At the same time, there are all of the usual pitfalls associated with court life, where there’s no shortage of notables ready and willing to exploit Cromwell’s weakness. Timothy Spall has stepped in for the late Bernard Hill, and he brings to the aging Duke of Nofolk a sneering and blustering contempt that is very much in keeping with the historical figure’s dislike of anyone who sought to infringe on his own hereditary right to influence. Spall never met a character he couldn’t sink his teeth into, and he’s in fine form as Norfolk, threatening and scoffing at everything that Cromwell tries to do.
One of the things that I enjoyed about the first season of Wolf Hall was how skillfully it managed to convey both the beauty and the terror of the Tudor court.
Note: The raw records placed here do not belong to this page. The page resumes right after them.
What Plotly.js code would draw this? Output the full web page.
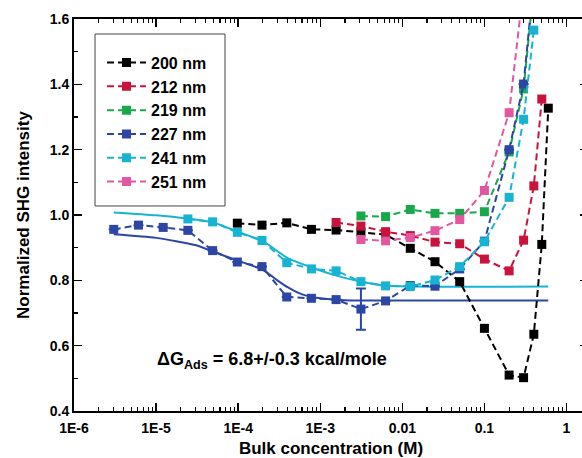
<!DOCTYPE html>
<html>
<head>
<meta charset="utf-8">
<script src="https://cdn.plot.ly/plotly-3.0.1.min.js"></script>
<style>
html, body { margin: 0; padding: 0; overflow: hidden; background: #fff; }
#chart { width: 590px; height: 458px; }
</style>
</head>
<body>
<div id="chart"></div>
<script>
// ---- data ----
const seriesNames = ['200 nm', '212 nm', '219 nm', '227 nm', '241 nm', '251 nm'];
const seriesColors = ['#000000', '#c8143c', '#18a84a', '#2c46a6', '#16b4d2', '#e2579f'];

const x200 = [9.77e-5, 1.95e-4, 3.91e-4, 7.81e-4, 1.56e-3, 3.13e-3, 6.25e-3, 0.0125, 0.025, 0.05, 0.1, 0.2, 0.3, 0.4, 0.5, 0.6];
const y200 = [0.975, 0.969, 0.976, 0.956, 0.954, 0.948, 0.940, 0.898, 0.857, 0.796, 0.653, 0.510, 0.502, 0.635, 0.910, 1.327];

const x212 = [1.56e-3, 3.13e-3, 6.25e-3, 0.0125, 0.025, 0.05, 0.1, 0.2, 0.3, 0.4, 0.5];
const y212 = [0.977, 0.966, 0.949, 0.937, 0.917, 0.912, 0.865, 0.829, 0.923, 1.089, 1.355];

const x219 = [3.13e-3, 6.25e-3, 0.0125, 0.025, 0.05, 0.1, 0.2, 0.3, 0.4];
const y219 = [0.997, 0.995, 1.017, 1.005, 1.005, 1.010, 1.193, 1.386, 1.70];

const x227 = [3.05e-6, 6.1e-6, 1.22e-5, 2.44e-5, 4.88e-5, 9.77e-5, 1.95e-4, 3.91e-4, 7.81e-4, 1.56e-3, 3.13e-3, 6.25e-3, 0.0125, 0.025, 0.05, 0.1, 0.2, 0.3, 0.4];
const y227 = [0.956, 0.969, 0.962, 0.953, 0.891, 0.856, 0.842, 0.749, 0.745, 0.741, 0.712, 0.737, 0.784, 0.782, 0.835, 0.920, 1.200, 1.401, 1.72];
const err227 = [0, 0, 0, 0, 0, 0, 0, 0, 0, 0, 0.063, 0, 0, 0, 0, 0, 0, 0, 0];

const x241 = [2.44e-5, 4.88e-5, 9.77e-5, 1.95e-4, 3.91e-4, 7.81e-4, 1.56e-3, 3.13e-3, 6.25e-3, 0.0125, 0.025, 0.05, 0.1, 0.2, 0.3, 0.4];
const y241 = [0.988, 0.979, 0.947, 0.922, 0.854, 0.835, 0.829, 0.796, 0.783, 0.781, 0.801, 0.842, 0.918, 1.054, 1.293, 1.566];

const x251 = [3.13e-3, 6.25e-3, 0.0125, 0.025, 0.05, 0.1, 0.2, 0.3];
const y251 = [0.925, 0.921, 0.931, 0.952, 0.986, 1.075, 1.313, 1.70];

// Langmuir fit curves (solid lines)
const xFit227 = [3.05e-6, 1e-5, 3e-5, 6e-5, 1e-4, 2e-4, 3e-4, 4e-4, 6e-4, 1e-3, 2e-3, 5e-3, 0.6];
const yFit227 = [0.941, 0.930, 0.908, 0.880, 0.860, 0.832, 0.800, 0.779, 0.757, 0.745, 0.739, 0.738, 0.738];

const xFit241 = [3.05e-6, 1e-5, 2.4e-5, 5e-5, 1e-4, 2e-4, 4e-4, 7e-4, 1.5e-3, 3e-3, 6e-3, 0.0125, 0.6];
const yFit241 = [1.008, 0.999, 0.989, 0.977, 0.948, 0.920, 0.868, 0.844, 0.816, 0.797, 0.784, 0.781, 0.781];

const xTickVals = [1e-6, 1e-5, 1e-4, 1e-3, 0.01, 0.1, 1];
const xTickText = ['1E-6', '1E-5', '1E-4', '1E-3', '0.01', '0.1', '1'];

// minor tick positions of the log axis (2..9 in each decade)
const xMinorTicks = [];
for (let e = -6; e <= 0; e++) {
  for (let m = 2; m <= 9; m++) xMinorTicks.push(m * Math.pow(10, e));
}

// ---- traces ----
const FONT = 'Liberation Sans, Arial, Helvetica, sans-serif';
const traces = [];

traces.push({x: xFit227, y: yFit227, type: 'scatter', mode: 'lines', showlegend: false,
  line: {color: seriesColors[3], width: 2, shape: 'spline', smoothing: 0.6}, hoverinfo: 'skip'});
traces.push({x: xFit241, y: yFit241, type: 'scatter', mode: 'lines', showlegend: false,
  line: {color: seriesColors[4], width: 2, shape: 'spline', smoothing: 0.6}, hoverinfo: 'skip'});

const xs = [x200, x212, x219, x227, x241, x251];
const ys = [y200, y212, y219, y227, y241, y251];
for (let i = 0; i < 6; i++) {
  const t = {
    x: xs[i], y: ys[i], type: 'scatter', mode: 'lines+markers', name: seriesNames[i],
    line: {color: seriesColors[i], width: 2, dash: '7px,4px'},
    marker: {color: seriesColors[i], symbol: 'square', size: 9}
  };
  if (i === 3) {
    t.error_y = {type: 'data', array: err227, visible: true, color: seriesColors[3], thickness: 2, width: 5};
  }
  traces.push(t);
}

// invisible copy of a fit curve that carries the minor-tick axis (x2)
traces.push({x: xFit227, y: yFit227, xaxis: 'x2', yaxis: 'y', type: 'scatter', mode: 'lines',
  line: {width: 0, color: 'rgba(0,0,0,0)'}, opacity: 0, showlegend: false, hoverinfo: 'skip'});

const X_RANGE = [-6, 0.262];

const layout = {
  width: 590, height: 458,
  margin: {l: 74, r: 2, t: 19, b: 47},
  paper_bgcolor: '#ffffff', plot_bgcolor: '#ffffff',
  font: {family: FONT, size: 14, color: '#000', weight: 'bold'},
  showlegend: true,
  xaxis: {
    type: 'log', range: X_RANGE,
    tickmode: 'array', tickvals: xTickVals, ticktext: xTickText,
    ticks: 'inside', ticklen: 8, tickwidth: 1.5, tickcolor: '#000',
    ticklabelstandoff: 3,
    showline: true, linecolor: '#000', linewidth: 2, mirror: 'ticks',
    showgrid: false, zeroline: false,
    tickfont: {family: FONT, size: 14, weight: 'bold'},
    title: {text: 'Bulk concentration (M)', font: {family: FONT, size: 17, weight: 'bold'}, standoff: 8}
  },
  xaxis2: {
    type: 'log', range: X_RANGE, overlaying: 'x', side: 'bottom', anchor: 'y',
    tickmode: 'array', tickvals: xMinorTicks, showticklabels: false,
    ticks: 'inside', ticklen: 4, tickwidth: 1.2, tickcolor: '#000',
    showline: false, mirror: 'ticks', showgrid: false, zeroline: false
  },
  yaxis: {
    range: [0.4, 1.6], dtick: 0.2, tickformat: '.1f',
    ticks: 'inside', ticklen: 8, tickwidth: 1.5, tickcolor: '#000',
    minor: {ticks: 'inside', ticklen: 4, tickwidth: 1.2, tickcolor: '#000', dtick: 0.1, showgrid: false},
    showline: true, linecolor: '#000', linewidth: 2, mirror: 'ticks',
    showgrid: false, zeroline: false,
    tickfont: {family: FONT, size: 14, weight: 'bold'},
    title: {text: 'Normalized SHG intensity', font: {family: FONT, size: 17, weight: 'bold'}, standoff: 16}
  },
  legend: {
    x: 0.0545, y: 0.932, xanchor: 'left', yanchor: 'top',
    bgcolor: 'rgba(0,0,0,0)', borderwidth: 0,
    itemwidth: 39,
    font: {family: FONT, size: 16, weight: 'bold'},
    tracegroupgap: 0
  },
  shapes: [{
    type: 'rect', xref: 'paper', yref: 'paper', layer: 'below',
    x0: 0.0409, x1: 0.2938, y0: 0.523, y1: 0.9617,
    line: {color: '#444', width: 1}, fillcolor: '#ffffff'
  }],
  annotations: [{
    xref: 'paper', yref: 'paper', x: 0.1576, y: 0.128, xanchor: 'left', yanchor: 'middle',
    text: '\u0394G<sub>Ads</sub> = 6.8+/-0.3 kcal/mole', showarrow: false,
    font: {family: FONT, size: 18, weight: 'bold', color: '#000'}
  }]
};

Plotly.newPlot('chart', traces, layout, {displayModeBar: false, staticPlot: true});
</script>
</body>
</html>
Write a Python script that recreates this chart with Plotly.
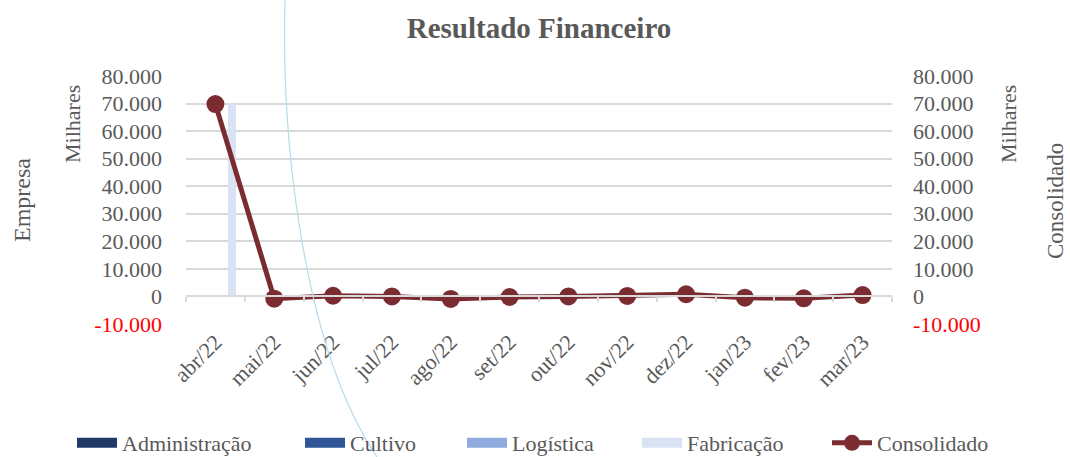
import plotly.graph_objects as go

# ---- data ----
months = ["abr/22", "mai/22", "jun/22", "jul/22", "ago/22", "set/22",
          "out/22", "nov/22", "dez/22", "jan/23", "fev/23", "mar/23"]
administracao = [0, 0, 0, 0, 0, 0, 0, 0, 0, 0, 0, 0]
cultivo = [0, 0, 0, 0, 0, 0, 0, 0, 0, 0, 0, 0]
logistica = [0, 0, 0, 0, 0, 0, 0, 0, 0, 0, 0, 0]
fabricacao = [70000, 0, 0, 0, 0, 0, 0, 0, 0, 0, 0, 0]
consolidado = [69800, -800, 250, 0, -900, -200, 0, 200, 800, -450, -700, 500]
y_tickvals = [-10000, 0, 10000, 20000, 30000, 40000, 50000, 60000, 70000, 80000]
y_ticktext = ["-10.000", "0", "10.000", "20.000", "30.000", "40.000",
              "50.000", "60.000", "70.000", "80.000"]

# ---- style ----
FONT = "Liberation Serif"
GRAY = "#595959"
GRID = "#d9d9d9"
LINE = "#7b2c31"
W, H = 1070, 457
L, R, T, B = 186, 178, 76, 133
PW, PH = W - L - R, H - T - B


def px_x(p):
    return (p - L) / PW


def px_y(p):
    return (H - B - p) / PH


tick_labels = [f'<span style="color:#ff0000">{t}</span>' if t.startswith("-") else t
               for t in y_ticktext]

fig = go.Figure()
bar_series = [("Administração", administracao, "#1f3864"),
              ("Cultivo", cultivo, "#2f5597"),
              ("Logística", logistica, "#8faadc"),
              ("Fabricação", fabricacao, "#dae3f3")]
legend_ids = ["legend", "legend2", "legend3", "legend4", "legend5"]
legend_px = [80, 308, 470, 645, 835]

for name, vals, col in bar_series:
    fig.add_trace(go.Bar(x=months, y=vals, name=name, marker_color=col,
                         marker_line_width=0, xaxis="x", yaxis="y",
                         showlegend=False, legendgroup=name))
# wide legend swatches for the bar series
for i, (name, vals, col) in enumerate(bar_series):
    fig.add_trace(go.Scatter(x=[None], y=[None], name=name, mode="lines",
                             line=dict(color=col, width=14), xaxis="x",
                             yaxis="y", legendgroup=name, showlegend=True,
                             legend=legend_ids[i]))

fig.add_trace(go.Scatter(x=months, y=consolidado, name="Consolidado",
                         mode="lines+markers", xaxis="x2", yaxis="y2",
                         line=dict(color=LINE, width=5),
                         marker=dict(color=LINE, size=18),
                         legend=legend_ids[4]))

rng = [-10000, 80000]
legends = {}
for lid, lx in zip(legend_ids, legend_px):
    legends[lid] = dict(orientation="h", x=px_x(lx - 8), xanchor="left",
                        y=px_y(443), yanchor="middle", bgcolor="rgba(0,0,0,0)",
                        font=dict(family=FONT, size=22, color=GRAY),
                        itemwidth=40)

fig.update_layout(
    width=W, height=H,
    margin=dict(l=L, r=R, t=T, b=B, autoexpand=False),
    paper_bgcolor="white", plot_bgcolor="white",
    font=dict(family=FONT, color=GRAY, size=20),
    barmode="group", bargap=0.25, bargroupgap=0.27,
    title=dict(text="<b>Resultado Financeiro</b>", x=0.5, xanchor="center",
               xref="paper", y=1 - 28 / H, yanchor="middle", yref="container",
               font=dict(family=FONT, size=29, color=GRAY)),
    xaxis=dict(type="category", categoryorder="array", categoryarray=months,
               range=[-0.5, 11.5], showgrid=False, showline=False, ticks="",
               tickangle=-45, tickfont=dict(family=FONT, size=22, color=GRAY),
               anchor="y"),
    xaxis2=dict(type="category", categoryorder="array", categoryarray=months,
                range=[-0.5, 11.5], overlaying="x", anchor="free",
                position=10000 / 90000, showgrid=False, showline=True,
                linecolor=GRID, linewidth=2, ticks="outside", ticklen=5,
                tickcolor=GRID, tickwidth=2, tickson="boundaries",
                showticklabels=False),
    yaxis=dict(range=rng, tickvals=y_tickvals, ticktext=tick_labels,
               showgrid=True, gridcolor=GRID, gridwidth=2, zeroline=False,
               showline=False, ticks="", ticklabelstandoff=23,
               tickfont=dict(family=FONT, size=22, color=GRAY)),
    yaxis2=dict(range=rng, tickvals=y_tickvals, ticktext=tick_labels,
                overlaying="y", side="right", anchor="x", showgrid=False,
                zeroline=False, showline=False, ticks="", ticklabelstandoff=20,
                tickfont=dict(family=FONT, size=22, color=GRAY)),
    showlegend=True,
    **legends,
)

annots = [("Empresa", 22, 200, 24), ("Milhares", 72, 124, 22),
          ("Milhares", 1008, 124, 22), ("Consolidado", 1055, 201, 23)]
for txt, ax, ay, fs in annots:
    fig.add_annotation(text=txt, x=px_x(ax), y=px_y(ay), xref="paper",
                       yref="paper", showarrow=False, textangle=-90,
                       font=dict(family=FONT, size=fs, color=GRAY),
                       xanchor="center", yanchor="middle", borderpad=0)

# thin light-blue arc visible across the picture
p0, c1, c2, p3 = (285, 0), (281, 150), (305, 350), (377, 457)
path = "M {} {} C {} {} {} {} {} {}".format(
    px_x(p0[0]), px_y(p0[1]), px_x(c1[0]), px_y(c1[1]),
    px_x(c2[0]), px_y(c2[1]), px_x(p3[0]), px_y(p3[1]))
fig.add_shape(type="path", path=path, xref="paper", yref="paper",
              line=dict(color="#b7dbe8", width=1.2), layer="above")

fig.write_html("out.html", config={"displayModeBar": False},
               post_script="document.body.style.margin='0';"
                           "document.body.style.overflow='hidden';")
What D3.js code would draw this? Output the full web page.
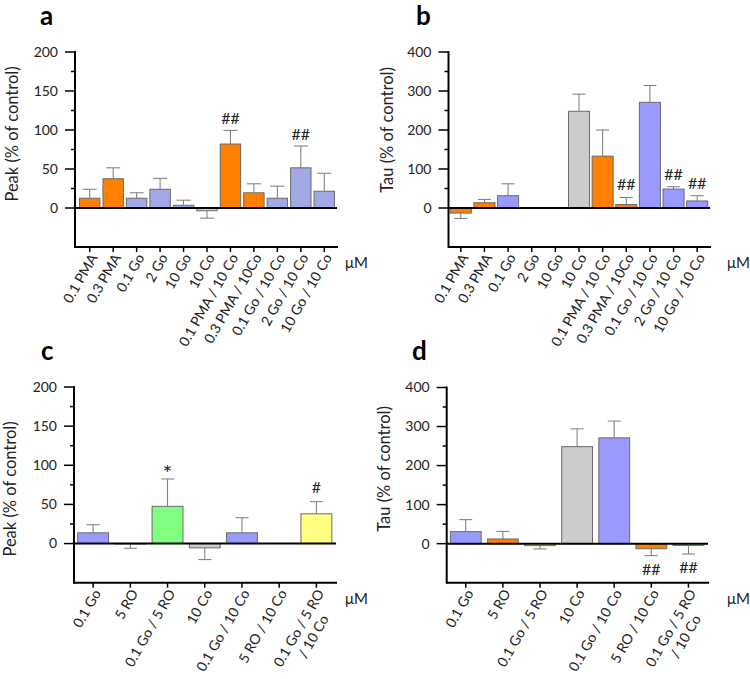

For all that this dynasty is rightfully celebrated for the extent to which it ruled over a true flowering of the arts in all of their forms, this was also a time when royal authority centered on the monarch, who could turn on anyone, even their own blood, in a heartbeat. This was also a period in which men like Cromwell showed their usefulness to their masters by undertaking their dirty work, whether that’s the Dissolution of the Monasteries–which Cromwell shows himself remarkably adept at continuing–even if doing so earned them the opprobrium of the masses and made their dispensability even more acute.Those of us who know the history of this moment that Cromwell’s rise to power has reached its zenith and that nothing good will come of the days ahead. Much as Wolsey managed to achieve a great deal before plunging into ruin and despair, so Cromwell is heading for an equally catastrophic fall.
Suffice it to say that I loved these first three episodes of The Mirror and the Light. It’s not every series that could go nearly a decade between its first and second seasons so seamlessly, but hats off to the creative team behind this show, which continues to be one of the finest period dramas I’ve ever seen. I’m definitely looking forward to seeing what the rest of this season has in store for Crowmell and the rest of us, even as i’m also dreading his inevitable fall and demise.
Thus are the wages of loving fictions about the Tudors and their servants.